Publicado no site Biscate Social Club. A autora é Bia Cardoso.
Esse clube se denomina biscate desde sempre com muito orgulho. Vadias, putas, vacas profanas, libertinas, piranhas e qualquer outra palavra com a qual queiram atacar nossas vivências ou liberdades serão mastigadas e cuspidas de volta com nossa boa falta de educação. Fazemos resistência justamente a quem acredita que a mulher tem um “papel” na sociedade. Porém, sabemos que isso não é fácil para todas as mulheres. Especialmente para as mais jovens, que numa idade em busca de aceitação sofrem muito com o machismo da sociedade.
Pouco tempo atrás, a mídia noticiou o caso das listas “Top 10 Vadias” que estão circulando via redes sociais entre os alunos das escolas de São Paulo e tem provocado abandono dos estudos e até tentativas de suicídio entre as meninas.
Os alunos montam rankings classificando dez meninas como “vadias”. Os nomes circulam pelo WhatsApp, vídeos no Youtube, Facebook e até cartazes colados no interior das escolas. Cada colégio tem sua lista e alguns alunos as divulgam semanalmente. As escolhidas que ficam mais de uma semana no ranking vão subindo de colocação. Desde que a lista começou, há quase um ano, a rotina dessas meninas se transformou em uma espécie de prisão e condenação sem que nada tivessem feito.
Essas listas não são novidade. Já existem há muito tempo, mas antes eram restritas à turma da escola. Hoje, com as redes sociais e aplicativos de celular tudo é amplificado e ganha dimensões muito maiores. A violência não se restringe apenas ao ambiente escolar e o apoio é minimo, há muita cobrança de todos os lados. É o velho discurso da “mulher que não se dá o respeito”. Como se houvesse justificativa para a violência.

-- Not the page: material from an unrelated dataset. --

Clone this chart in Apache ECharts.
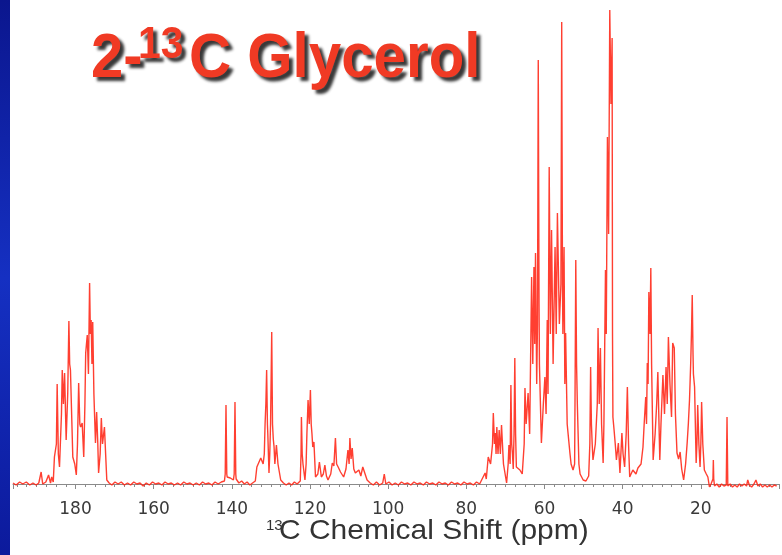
<!DOCTYPE html>
<html>
<head>
<meta charset="utf-8">
<script src="https://cdn.jsdelivr.net/npm/echarts@6/dist/echarts.min.js"></script>
<style>
  html,body{margin:0;padding:0;background:#ffffff;}
  #chart{width:782px;height:555px;}
</style>
</head>
<body>
<div id="chart"></div>
<script>
// [ppm, intensity (a.u.)]
var carbonylRegion = [
  [196.0,1],[195.2,-1],[194.3,2],[193.5,0],[192.6,2],[191.7,-1],[190.9,1],[190.1,-1],[189.4,1],
  [188.8,12],[188.4,0],[187.6,2],[186.9,9],[186.4,1],[186.1,7],[185.7,2],
  [185.4,27],[184.9,40],[184.7,100],[184.4,30],[184.1,17],[183.6,70],[183.4,114],[183.1,80],[182.8,111],[182.4,44],
  [182.0,90],[181.7,163],[181.5,120],[181.3,114],
  [180.7,27],[180.2,20],[179.8,9],[179.5,40],[179.2,101],[178.9,60],[178.7,57],[178.3,61],[177.9,27],[177.6,80],[177.4,131],[177.0,149],
  [176.7,110],[176.4,201],[176.2,150],[176.0,164],[175.8,120],[175.6,162],[175.3,90],[174.9,41],[174.6,72],[174.3,40],[174.1,11],
  [173.7,30],[173.4,66],[173.1,40],[172.6,57],[172.3,30],[172.0,4],[171.4,1],[170.7,-1],[169.9,2],[169.1,0],
  [168.3,2],[167.5,-1],[166.7,1],[165.9,-1],[165.1,2],[164.3,0],[163.5,1],[162.7,-2],[161.9,1],[161.1,-1],
  [160.3,2],[159.5,0],[158.7,1],[157.9,-1],[157.1,2],[156.3,0],[155.5,1],[154.7,-1],[153.9,1],[153.1,-1],
  [152.3,2],[151.5,0],[150.7,1],[149.9,-1],[149.1,1],[148.3,-1],[147.5,2],[146.7,0],[145.9,1],[145.1,-1],
  [144.3,2],[143.5,0],[142.7,2]
];
var aromaticRegion = [
  [141.9,3],[141.7,10],[141.5,79],[141.3,10],[141.2,7],[140.4,6],[139.6,4],[139.4,10],[139.2,82],[139.0,10],[138.9,5],
  [138.2,1],[137.5,3],[136.8,0],[136.1,2],[135.4,-1],[134.7,1],[134.0,3],
  [133.6,17],[132.6,26],[132.0,20],[131.7,30],[131.5,60],[131.3,80],[131.1,114],[130.9,60],[130.8,50],
  [130.5,11],[130.3,30],[130.1,60],[129.8,152],[129.6,60],[129.4,45],[129.2,37],[129.0,20],[128.6,39],[128.2,20],
  [127.5,4],[126.8,1],[126.1,-1],[125.4,1],[124.7,-1],[124.0,2],[123.3,0],[122.8,2],[122.5,3],[122.3,30],[122.2,67],[122.0,30],[121.8,20],[121.3,4],
  [121.0,20],[120.8,50],[120.5,84],[120.2,60],[119.9,94],[119.7,60],[119.5,50],[119.3,37],[119.0,42],[118.6,7],
  [118.0,10],[117.6,22],[117.1,7],[116.6,10],[116.2,19],[115.8,8],[115.4,4],[114.7,10],[114.3,21],[113.9,18],[113.5,46],[113.2,20],[112.8,17],[112.2,12],
  [111.4,7],[110.8,15],[110.3,34],[110.0,20],[109.8,46],[109.5,25],[109.2,36],[108.8,15],[108.4,11],[107.5,14],[107.0,8],[106.5,17],
  [105.4,4],[104.6,1],[103.8,-1],[103.0,2],[102.2,-1],[101.4,1],[101.0,10],[100.6,0],[99.8,2],[99.0,-1],[98.2,1],
  [97.4,-1],[96.6,2],[95.8,0],[95.0,1],[94.2,-1],[93.4,2],[92.6,0],[91.8,1],[91.0,-1],[90.2,2],[89.4,0],
  [88.6,1],[87.8,-1],[87.0,2],[86.2,0],[85.4,1],[84.6,-1],[83.8,2],[83.0,0],[82.2,1],[81.4,-1],[80.6,2],
  [79.8,0],[79.0,1],[78.2,-1],[77.4,2],[76.6,0],[76.1,1]
];
var glycerolRegion = [
  [75.2,11],[74.9,5],[74.4,27],[73.8,20],[73.3,40],[73.1,71],[72.8,40],[72.6,51],[72.4,30],[72.2,57],[71.9,30],
  [71.6,54],[71.3,30],[71.0,59],[70.7,35],[70.5,20],[69.7,1],[69.3,20],[69.1,39],[68.8,20],[68.6,99],[68.4,40],[68.2,30],
  [68.0,15],[67.8,50],[67.6,126],[67.4,50],[67.2,17],[66.3,14],[65.7,10],[65.2,40],[65.0,96],[64.7,60],[64.2,91],[63.8,50],
  [63.3,207],[63.0,120],[62.7,217],[62.5,140],[62.3,231],[62.0,100],[61.8,160],[61.6,424],[61.4,180],[61.3,120],
  [60.8,41],[60.3,80],[59.9,107],[59.6,70],[59.3,164],[59.1,90],[58.8,317],[58.5,150],
  [58.2,254],[57.8,120],[57.3,237],[57.0,150],[56.7,271],[56.2,160],[55.8,200],[55.6,462],[55.4,200],[55.3,150],
  [55.0,237],[54.8,100],[54.6,151],[54.2,60],[53.5,31],[53.2,20],[52.7,14],[52.3,20],
  [52.2,80],[52.0,224],[51.8,120],[51.6,80],[51.2,20],[50.9,10]
];
var midRegion = [
  [50.1,4],[49.4,3],[48.7,8],[48.4,40],[48.2,117],[48.0,60],[47.8,40],[47.6,24],[47.0,40],[46.5,80],[46.3,156],[46.0,80],
  [45.7,136],[45.4,60],[45.0,21],[44.8,60],[44.4,214],[44.2,150],[43.9,347],[43.6,250],
  [43.3,474],[43.0,380],[42.7,446],[42.6,150],[42.5,67],[42.2,54],[41.9,40],[41.6,24],[41.1,41],[40.7,11],
  [40.2,51],[39.9,30],[39.5,17],[39.1,50],[38.8,97],[38.5,40],[38.2,7],[37.4,14],[36.6,10],
  [36.1,16],[35.3,20],[34.8,37],[34.5,60],[34.1,87],[33.9,60],[33.7,121],[33.5,100],[33.3,192],
  [33.0,150],[32.8,216],[32.6,120],[32.2,24]
];
var alkylRegion = [
  [31.7,50],[31.3,80],[31.0,112],[30.5,24],[30.2,60],[29.7,109],[29.3,70],[28.9,117],[28.6,80],
  [28.3,147],[27.9,100],[27.5,67],[27.2,141],[26.8,136],[26.5,70],[26.1,31],[25.7,25],[25.3,32],
  [24.9,15],[24.4,4],[23.9,20],[23.5,41],[23.2,60],[22.9,84],[22.6,120],[22.4,150],[22.2,189],[22.0,130],[21.9,110],
  [21.6,97],[21.2,21],[21.0,40],[20.8,79],[20.5,40],[20.2,17],[20.0,40],[19.8,82],[19.5,40],[19.1,14],[18.6,10],
  [18.2,7],[17.8,-3],[17.4,0],[17.1,-2],[16.9,5],[16.8,24],[16.7,5],[16.5,-2],[15.9,0],[15.3,-3],[14.7,0],[14.1,-2],[13.5,-1],[13.3,67],
  [13.1,-2],[12.5,0],[11.9,-3],[11.3,-1],[10.7,-3],[10.1,0],[9.5,-2],[8.9,0],[8.3,-2],[8.0,4],[7.6,-1],[7.0,-3],[6.4,0],
  [5.9,4],[5.4,-2],[4.8,0],[4.2,-3],[3.6,-1],[3.0,-3],[2.4,-1],[1.8,-3],[1.2,-1],[0.6,-2]
];
var tickLabels = [180,160,140,120,100,80,60,40,20];

var spectrum = [].concat(carbonylRegion, aromaticRegion, glycerolRegion, midRegion, alkylRegion);

var chart = echarts.init(document.getElementById('chart'), null, {renderer:'canvas'});
var titleFont = '"Liberation Sans", Arial, Helvetica, sans-serif';
var shadow = {textShadowColor:'rgba(20,20,20,0.85)', textShadowBlur:3, textShadowOffsetX:4, textShadowOffsetY:4};
function titleStyle(text, size){
  return Object.assign({text:text, font:'bold '+size+'px '+titleFont, fill:'#f03a24',
    align:'left', verticalAlign:'middle'}, shadow);
}
chart.setOption({
  animation:false,
  backgroundColor:'#ffffff',
  grid:{left:13, right:1, top:0, bottom:61, containLabel:false},
  xAxis:{
    type:'value', inverse:true, min:0, max:196, interval:20,
    axisLine:{show:true, lineStyle:{color:'#8a8a8a', width:1}},
    axisTick:{show:true, inside:false, length:5, lineStyle:{color:'#8a8a8a'}},
    minorTick:{show:true, splitNumber:8, length:3, lineStyle:{color:'#8a8a8a'}},
    splitLine:{show:false},
    axisLabel:{
      margin:7, color:'#3a3a3a', fontSize:17, fontFamily:'"DejaVu Sans", sans-serif',
      formatter:function(v){ return tickLabels.indexOf(v) >= 0 ? String(v) : ''; }
    }
  },
  yAxis:{type:'value', min:-10, max:484, show:false, splitLine:{show:false}},
  series:[{
    type:'line', data:spectrum, showSymbol:false, symbol:'none',
    lineStyle:{color:'rgba(255,36,20,0.88)', width:1.4},
    silent:true
  }],
  graphic:[
    {type:'rect', left:0, top:0, shape:{x:0,y:0,width:10,height:555},
      style:{fill:new echarts.graphic.LinearGradient(0,0,0,1,[
        {offset:0,color:'#0b168e'},{offset:0.5,color:'#1530c2'},{offset:1,color:'#0c1a9c'}])}},
    {type:'text', x:91, y:60, scaleX:0.92, style:titleStyle('2-',63)},
    {type:'text', x:138, y:46, scaleX:0.93, style:titleStyle('13',44)},
    {type:'text', x:189, y:60, scaleX:0.925, style:titleStyle('C Glycerol',63)},
    {type:'text', x:266, y:526, style:{text:'13', font:'15px '+titleFont, fill:'#333', verticalAlign:'middle'}},
    {type:'text', x:279, y:531, scaleX:1.07, style:{text:'C Chemical Shift (ppm)', font:'28px '+titleFont, fill:'#333', verticalAlign:'middle'}}
  ]
});
</script>
</body>
</html>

É absurdo que as pessoas insistam em culpabilizar essas meninas ao invés de tentar compreender como nossa sociedade cria meninos que acham o abuso e o assédio algo corriqueiro.
Essas listas de classificação de meninas não são fatos isolados, assim como o estupro de uma menina de 12 anos por três colegas no banheiro de uma escola em São Paulo também não foi. A cultura violenta que atinge diretamente as mulheres também está presente entre os jovens e as escolas não estão fazendo muito para mudar isso.
Programas de educação sexual e igualdade de gênero são constantemente barrados por deputados e vereadores conservadores, que ainda acreditam que não falar de sexo com crianças e adolescentes vai fazer com que eles não pensem nisso. A falta de diálogo e informação com os jovens só tem contribuído para o aumento dos casos de violência.
Por que os meninos acham legal humilhar as meninas dessa maneira? Por que é divertido rir, expor e fazer escárnio da sexualidade de meninas? Provavelmente, não se importam com o fato de que várias delas estão vivendo um inferno em suas vidas. E isso acontece porque não veem as mulheres como eles, não as veem como pessoas. E quem desumaniza essas meninas e mulheres? A própria sociedade que apoia e incentiva que os meninos sejam predadores e as meninas passivas.
É preciso muita autoestima, apoio de pessoas próximas e orgulho para enfrentar a quantidade de violência à qual você é exposta no momento em que seu nome passa a circular nessas listas, a ser pichado em muros, a ser divulgado por gente que elas nem conhecem na internet. É algo que quebra por dentro, coloca essas meninas numa situação de vulnerabilidade e desespero enormes.
Grupos feministas organizaram um “Grafitaço” para apagar os xingamentos expostos em muros da periferia de São Paulo. Mesmo assim, vemos a apatia da sociedade em relação a essa violência absurda. Estamos preocupados em pensar e propor medidas eficazes para coibir esse tipo de ação? Vamos incluir a juventude no debate? Quais currículos educacionais brasileiros promovem um debate amplo sobre o assunto entre os alunos?
Infelizmente, parece que estamos bem distantes de mudar esse quadro. De mudar essa maneira podre e cruel com a qual as meninas e mulheres são tratadas em nossa sociedade. O peso da palavra “vadia” continua matando meninas e nós não podemos deixar isso acontecer.